▸ Required work
Where a line below holds the string "this", copy that line.

# Dataset excerpts start

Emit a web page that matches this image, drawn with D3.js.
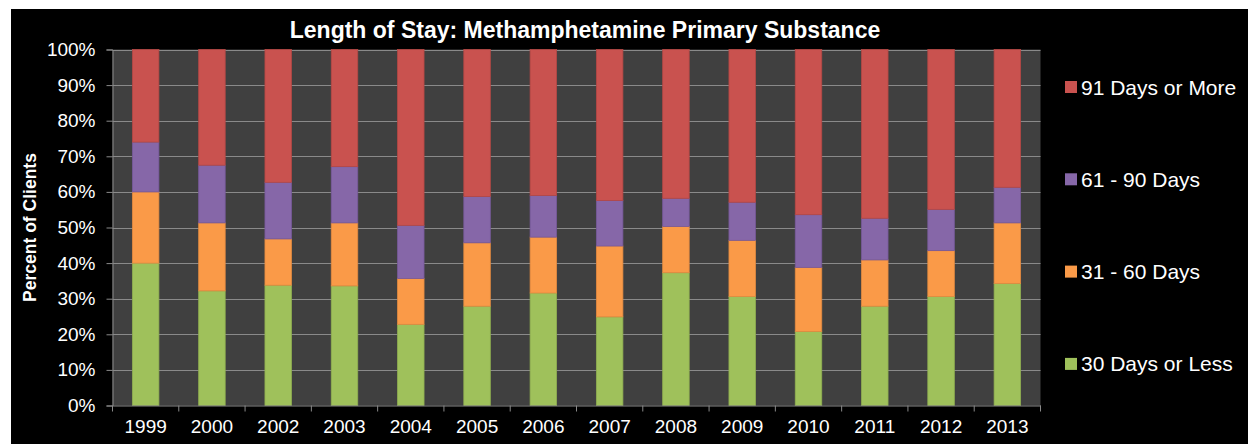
<!DOCTYPE html>
<html>
<head>
<meta charset="utf-8">
<script src="https://cdn.jsdelivr.net/npm/d3@7/dist/d3.min.js"></script>
<style>
  html, body { margin: 0; padding: 0; background: #ffffff; }
  svg { display: block; }
  text { font-family: "Liberation Sans", Arial, sans-serif; fill: #ffffff; }
</style>
</head>
<body>
<svg id="chart" width="1248" height="444"></svg>
<script>
// Length of stay by year, percent of clients per band
const years = ["1999","2000","2002","2003","2004","2005","2006","2007","2008","2009","2010","2011","2012","2013"];
const days30OrLess = [40.0, 32.2, 33.8, 33.6, 22.8, 27.9, 31.6, 24.9, 37.3, 30.6, 20.8, 27.9, 30.6, 34.3];
const days31to60   = [20.0, 19.1, 13.0, 17.7, 12.9, 17.8, 15.7, 19.9, 13.0, 15.8, 18.0, 13.0, 12.9, 17.0];
const days61to90   = [14.0, 16.2, 15.9, 15.8, 14.9, 13.0, 11.7, 12.8,  7.9, 10.7, 14.8, 11.7, 11.6, 10.0];
const days91OrMore = [26.0, 32.5, 37.3, 32.9, 49.4, 41.3, 41.0, 42.4, 41.8, 42.9, 46.4, 47.4, 44.9, 38.7];
const seriesNames = ["30 Days or Less", "31 - 60 Days", "61 - 90 Days", "91 Days or More"];
const seriesColors = ["#9fc15b", "#fa9a48", "#8667a8", "#c9524f"];
const seriesStrokes = ["#8fae50", "#e38a40", "#77599a", "#b54845"];
const yTicks = [0, 0.1, 0.2, 0.3, 0.4, 0.5, 0.6, 0.7, 0.8, 0.9, 1.0];

const svg = d3.select("#chart");
const W = 1248, H = 444;
const plot = { left: 112.5, right: 1040.5, top: 49.5, bottom: 405.5 };

// black chart frame
svg.append("rect").attr("x", 11).attr("y", 9).attr("width", W - 11).attr("height", H - 9).attr("fill", "#000000");

const rows = years.map((y, i) => ({
  year: y,
  s0: days30OrLess[i], s1: days31to60[i], s2: days61to90[i], s3: days91OrMore[i]
}));
const keys = ["s0", "s1", "s2", "s3"];
// each bar is shown as a share of its own total
const stack = d3.stack().keys(keys).offset(d3.stackOffsetExpand);
const layers = stack(rows);

const x = d3.scaleBand().domain(years).range([plot.left, plot.right]).paddingInner(0.6).paddingOuter(0.3);
const y = d3.scaleLinear().domain([0, 1]).range([plot.bottom, plot.top]);

// plot background
svg.append("rect")
  .attr("x", plot.left).attr("y", plot.top)
  .attr("width", plot.right - plot.left).attr("height", plot.bottom - plot.top)
  .attr("fill", "#404040");

// horizontal gridlines
svg.append("g").selectAll("line").data(yTicks.slice(1)).join("line")
  .attr("x1", plot.left).attr("x2", plot.right)
  .attr("y1", d => Math.round(y(d)) + 0.5).attr("y2", d => Math.round(y(d)) + 0.5)
  .attr("stroke", "#8a8a8a").attr("stroke-width", 1);

// stacked bars
svg.append("g").selectAll("g").data(layers).join("g")
  .attr("fill", (d, i) => seriesColors[i])
  .attr("stroke", (d, i) => seriesStrokes[i])
  .attr("stroke-width", 0.8)
  .selectAll("rect").data(d => d).join("rect")
  .attr("x", d => x(d.data.year))
  .attr("width", x.bandwidth())
  .attr("y", d => y(d[1]))
  .attr("height", d => y(d[0]) - y(d[1]));

// y axis
const yAxis = svg.append("g")
  .attr("transform", `translate(${plot.left},0)`)
  .call(d3.axisLeft(y).tickValues(yTicks).tickFormat(d3.format(".0%")).tickSize(6).tickPadding(11));
yAxis.select(".domain").attr("stroke", "#8a8a8a");
yAxis.selectAll(".tick line").attr("stroke", "#8a8a8a");
yAxis.selectAll(".tick text")
  .attr("fill", "#ffffff").attr("font-size", 19)
  .attr("font-family", "Liberation Sans, Arial, sans-serif");

// x axis
const xAxis = svg.append("g")
  .attr("transform", `translate(0,${plot.bottom})`)
  .call(d3.axisBottom(x).tickSize(0).tickPadding(14));
xAxis.select(".domain").attr("stroke", "#8a8a8a");
xAxis.selectAll(".tick text")
  .attr("fill", "#ffffff").attr("font-size", 19)
  .attr("font-family", "Liberation Sans, Arial, sans-serif");

// tick marks between categories
const step = x.step();
const bounds = d3.range(years.length + 1).map(i => plot.left + i * step);
svg.append("g").selectAll("line").data(bounds).join("line")
  .attr("x1", d => d).attr("x2", d => d)
  .attr("y1", plot.bottom).attr("y2", plot.bottom + 6)
  .attr("stroke", "#8a8a8a");

// title
svg.append("text")
  .attr("x", 585).attr("y", 38)
  .attr("text-anchor", "middle")
  .attr("font-size", 23).attr("font-weight", "bold")
  .text("Length of Stay: Methamphetamine Primary Substance");

// y axis title
svg.append("text")
  .attr("transform", `translate(36,${(plot.top + plot.bottom) / 2}) rotate(-90)`)
  .attr("text-anchor", "middle")
  .attr("font-size", 17.5).attr("font-weight", "bold")
  .text("Percent of Clients");

// legend, top entry is the top segment
const legendOrder = [3, 2, 1, 0];
const legend = svg.append("g").selectAll("g").data(legendOrder).join("g")
  .attr("transform", (d, i) => `translate(1065,${87 + i * 92.3})`);
legend.append("rect")
  .attr("x", 0).attr("y", -6).attr("width", 12).attr("height", 12)
  .attr("fill", d => seriesColors[d]);
legend.append("text")
  .attr("x", 16).attr("y", 0).attr("dy", "0.36em")
  .attr("font-size", 21)
  .text(d => seriesNames[d]);
</script>
</body>
</html>
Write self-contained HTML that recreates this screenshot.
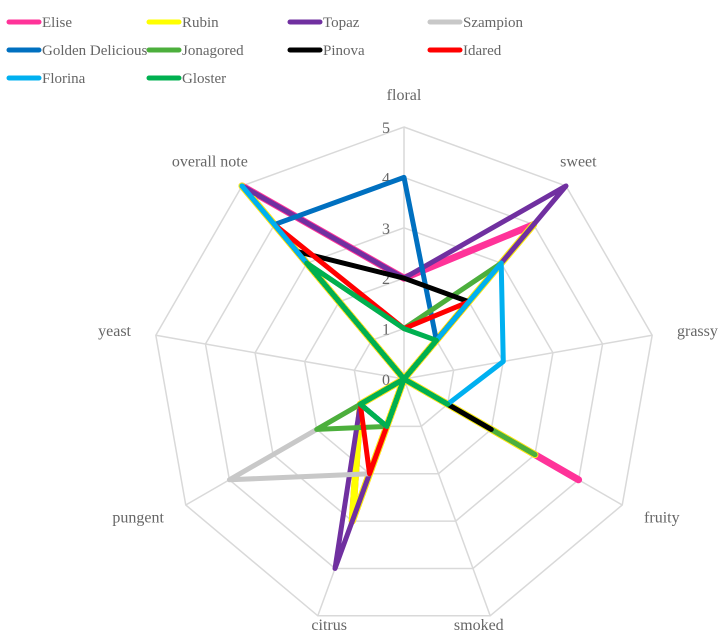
<!DOCTYPE html>
<html><head><meta charset="utf-8"><style>
body{margin:0;background:#fff;}
svg text{font-family:"Liberation Serif",serif;fill:#666;}
</style></head><body>
<svg width="721" height="639" viewBox="0 0 721 639" id="chart"></svg>
<script>
const axes=["floral","sweet","grassy","fruity","smoked","citrus","pungent","yeast","overall note"];
const seriesNames=["Elise","Rubin","Topaz","Szampion","Golden Delicious","Jonagored","Pinova","Idared","Florina","Gloster"];
const seriesColors=["#FF3399","#FFFF00","#7030A0","#C8C8C8","#0070C0","#4CAF3C","#000000","#FF0000","#00B0F0","#00B050"];
const elise=[2,4,0,4,0,3,1,0,5];
const rubin=[0,4,0,3,0,3,1,0,5];
const topaz=[2,5,0,3,0,4,1,0,5];
const szampion=[1,3,0,1,0,2,4,0,3];
const golden=[4,1,0,1,0,1,1,0,4];
const jonagored=[1,3,0,3,0,1,2,0,3];
const pinova=[2,2,0,2,0,1,1,0,3.3];
const idared=[1,2,0,0,0,2,1,0,4];
const florina=[0,3,2,1,0,1,1,0,5];
const gloster=[1,1,0,1,0,1,1,0,3];
const seriesValues=[elise,rubin,topaz,szampion,golden,jonagored,pinova,idared,florina,gloster];
const ticks=[0,1,2,3,4,5];
const NS="http://www.w3.org/2000/svg";
const svg=document.getElementById('chart');
const cx=404,cy=379,R=252,maxV=5;
function pt(i,v){const a=i*2*Math.PI/axes.length;const r=v/maxV*R;return [cx+r*Math.sin(a),cy-r*Math.cos(a)];}
function mk(tag,attrs){const e=document.createElementNS(NS,tag);for(const k in attrs)e.setAttribute(k,attrs[k]);svg.appendChild(e);return e;}
ticks.forEach(t=>{if(t===0)return;const p=axes.map((a,i)=>pt(i,t).join(',')).join(' ');
const g=mk('polygon',{points:p,fill:'none',stroke:'#d9d9d9','stroke-width':1.5});

});
axes.forEach((a,i)=>{const [x,y]=pt(i,maxV);const l=mk('line',{x1:cx,y1:cy,x2:x,y2:y,stroke:'#d9d9d9','stroke-width':1.5});


const [lx,ly]=pt(i,maxV*1.1);const ang=i*360/axes.length;
let anchor='middle';if(ang>10&&ang<170)anchor='start';if(ang>190&&ang<350)anchor='end';
let dx=0,dy=5,fy=null;if(ang===0)dy=-2;
if(Math.abs(ang-160)<1){anchor='middle';fy=630;dx=-20;}
if(Math.abs(ang-200)<1){anchor='middle';fy=630;dx=20;}
if(Math.abs(ang-40)<1){dx=-22;dy=0;} if(Math.abs(ang-320)<1){dx=22;dy=0;}
const t=mk('text',{x:lx+dx,y:fy!==null?fy:ly+dy,'text-anchor':anchor,'font-size':16});t.textContent=a;

});
ticks.forEach(t=>{const [x,y]=pt(0,t);const e=mk('text',{x:x-18,y:y+6,'text-anchor':'middle','font-size':16});e.textContent=t;

});
seriesValues.forEach((vals,s)=>{const p=vals.map((v,i)=>pt(i,v).join(',')).join(' ');
const w=s===0?7:(s===1?7:5);
const e=mk('polygon',{points:p,fill:'none',stroke:seriesColors[s],'stroke-width':w,'stroke-linejoin':'round','stroke-linecap':'round'});

});
const colX=[9,149,290,430];
seriesNames.forEach((n,s)=>{const c=s%4,r=Math.floor(s/4);const x=colX[c],y=22+r*28;
const l=mk('line',{x1:x,y1:y,x2:x+30,y2:y,stroke:seriesColors[s],'stroke-width':5,'stroke-linecap':'round'});


const t=mk('text',{x:x+33,y:y+5,'font-size':15});t.textContent=n;

});
</script>
</body></html>
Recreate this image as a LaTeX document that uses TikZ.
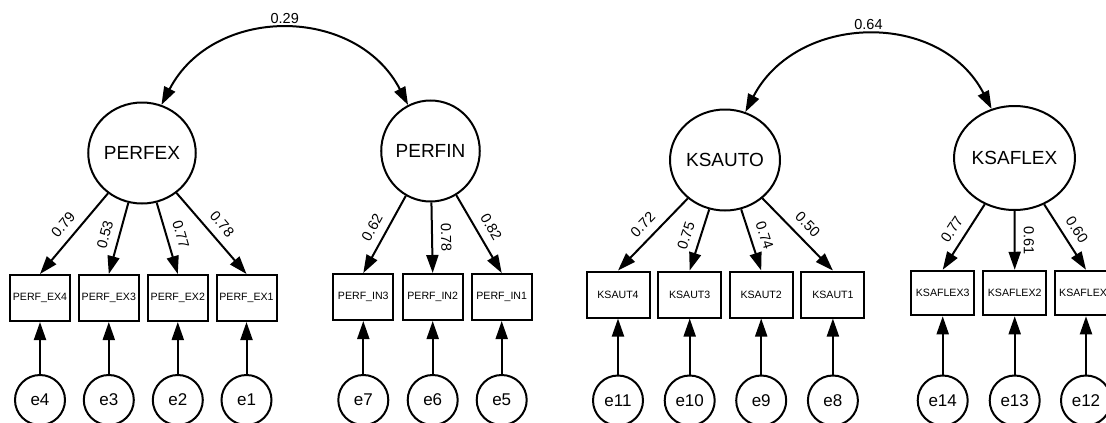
\documentclass[tikz,border=0pt]{standalone}
\usepackage{fontspec}
\setmainfont{Liberation Sans}
\usetikzlibrary{arrows.meta,shapes.geometric}
\begin{document}
\begin{tikzpicture}[x=1pt,y=1pt,
  line width=2pt,
  latent/.style={draw, ellipse, inner sep=0pt, minimum width=98pt, minimum height=101pt,
    font=\fontsize{19}{22}\selectfont},
  obsbox/.style={draw, rectangle, inner sep=0pt, minimum width=60pt, minimum height=46pt,
    font=\fontsize{10.6}{12}\selectfont},
  obsboxw/.style={obsbox, minimum width=63pt},
  errc/.style={draw, circle, inner sep=0pt, minimum size=50pt,
    font=\fontsize{17}{20}\selectfont},
  tipped/.style={-{Triangle[length=18pt,width=12pt]}},
  covar/.style={{Triangle[length=18pt,width=12pt]}-{Triangle[length=18pt,width=12pt]}},
  coef/.style={font=\fontsize{14.5}{16}\selectfont, sloped, above=6pt, pos=0.5, inner sep=2pt},
  corr/.style={font=\fontsize{14.5}{16}\selectfont, inner sep=2pt}
]
\useasboundingbox (0,0) rectangle (1106,-423);

% ---------- performance factors ----------
\node[latent] (PERFEX) at (142,-153) {PERFEX};
\node[latent] (PERFIN) at (430.5,-151) {PERFIN};

\node[obsbox] (EX4) at (40,-298)    {PERF\_EX4};
\node[obsbox] (EX3) at (108.8,-298) {PERF\_EX3};
\node[obsbox] (EX2) at (177.8,-298) {PERF\_EX2};
\node[obsbox] (EX1) at (246.5,-298) {PERF\_EX1};
\node[obsbox] (IN3) at (363.3,-297) {PERF\_IN3};
\node[obsbox] (IN2) at (432.7,-297) {PERF\_IN2};
\node[obsbox] (IN1) at (501.7,-297) {PERF\_IN1};

\node[errc] (e4) at (40,-400)    {e4};
\node[errc] (e3) at (108.8,-400) {e3};
\node[errc] (e2) at (177.8,-400) {e2};
\node[errc] (e1) at (246.5,-400) {e1};
\node[errc] (e7) at (363.3,-400) {e7};
\node[errc] (e6) at (432.7,-400) {e6};
\node[errc] (e5) at (501.7,-400) {e5};

\draw[covar] (PERFEX.68) .. controls +(62.6:112.6) and +(117.4:112.6) .. (PERFIN.116)
  node[corr, midway, above=3pt] (c1) {0.29};

\draw[tipped] (PERFEX) -- (EX4.north) node[coef] (l1) {0.79};
\draw[tipped] (PERFEX) -- (EX3.north) node[coef] (l2) {0.53};
\draw[tipped] (PERFEX) -- (EX2.north) node[coef] (l3) {0.77};
\draw[tipped] (PERFEX) -- (EX1.north) node[coef] (l4) {0.78};
\draw[tipped] (PERFIN) -- (IN3.north) node[coef] (l5) {0.62};
\draw[tipped] (PERFIN) -- (IN2.north) node[coef] (l6) {0.78};
\draw[tipped] (PERFIN) -- (IN1.north) node[coef] (l7) {0.82};

\foreach \e/\b in {e4/EX4,e3/EX3,e2/EX2,e1/EX1,e7/IN3,e6/IN2,e5/IN1}
  \draw[tipped] (\e) -- (\b);

% ---------- KSA factors ----------
\node[latent] (KSAUTO) at (725,-160) {KSAUTO};
\node[latent, minimum width=101pt, minimum height=104pt] (KSAFLEX) at (1014.5,-158) {KSAFLEX};

\node[obsboxw] (KA4) at (618,-294.5)   {KSAUT4};
\node[obsboxw] (KA3) at (689.7,-294.5) {KSAUT3};
\node[obsboxw] (KA2) at (761.2,-294.5) {KSAUT2};
\node[obsboxw] (KA1) at (832.9,-294.5) {KSAUT1};
\node[obsboxw, minimum height=44.5pt] (KF3) at (942.7,-293) {KSAFLEX3};
\node[obsboxw, minimum height=44.5pt] (KF2) at (1014.7,-293) {KSAFLEX2};
\node[obsboxw, minimum height=44.5pt] (KF1) at (1086,-293) {KSAFLEX1};

\node[errc] (e11) at (618,-400.5)   {e11};
\node[errc] (e10) at (689.7,-400.5) {e10};
\node[errc] (e9)  at (761.2,-400.5) {e9};
\node[errc] (e8)  at (832.9,-400.5) {e8};
\node[errc] (e14) at (942.7,-400.5) {e14};
\node[errc] (e13) at (1014.7,-400.5) {e13};
\node[errc] (e12) at (1086,-400.5)  {e12};

\draw[covar] (KSAUTO.67) .. controls +(62.6:111.5) and +(117.4:111.5) .. (KSAFLEX.115)
  node[corr, midway, above=4pt] (c2) {0.64};

\draw[tipped] (KSAUTO) -- (KA4.north) node[coef] (m1) {0.72};
\draw[tipped] (KSAUTO) -- (KA3.north) node[coef] (m2) {0.75};
\draw[tipped] (KSAUTO) -- (KA2.north) node[coef] (m3) {0.74};
\draw[tipped] (KSAUTO) -- (KA1.north) node[coef] (m4) {0.50};
\draw[tipped] (KSAFLEX) -- (KF3.north) node[coef] (m5) {0.77};
\draw[tipped] (KSAFLEX) -- (KF2.north) node[coef] (m6) {0.61};
\draw[tipped] (KSAFLEX) -- (KF1.north) node[coef] (m7) {0.60};

\foreach \e/\b in {e11/KA4,e10/KA3,e9/KA2,e8/KA1,e14/KF3,e13/KF2,e12/KF1}
  \draw[tipped] (\e) -- (\b);
\end{tikzpicture}
\end{document}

# Dataset excerpts end

▸ Finished exercise
Emit a web page that matches this image, drawn with D3.js.
Write self-contained HTML that recreates this screenshot.
Recreate this image as a LaTeX document that uses TikZ.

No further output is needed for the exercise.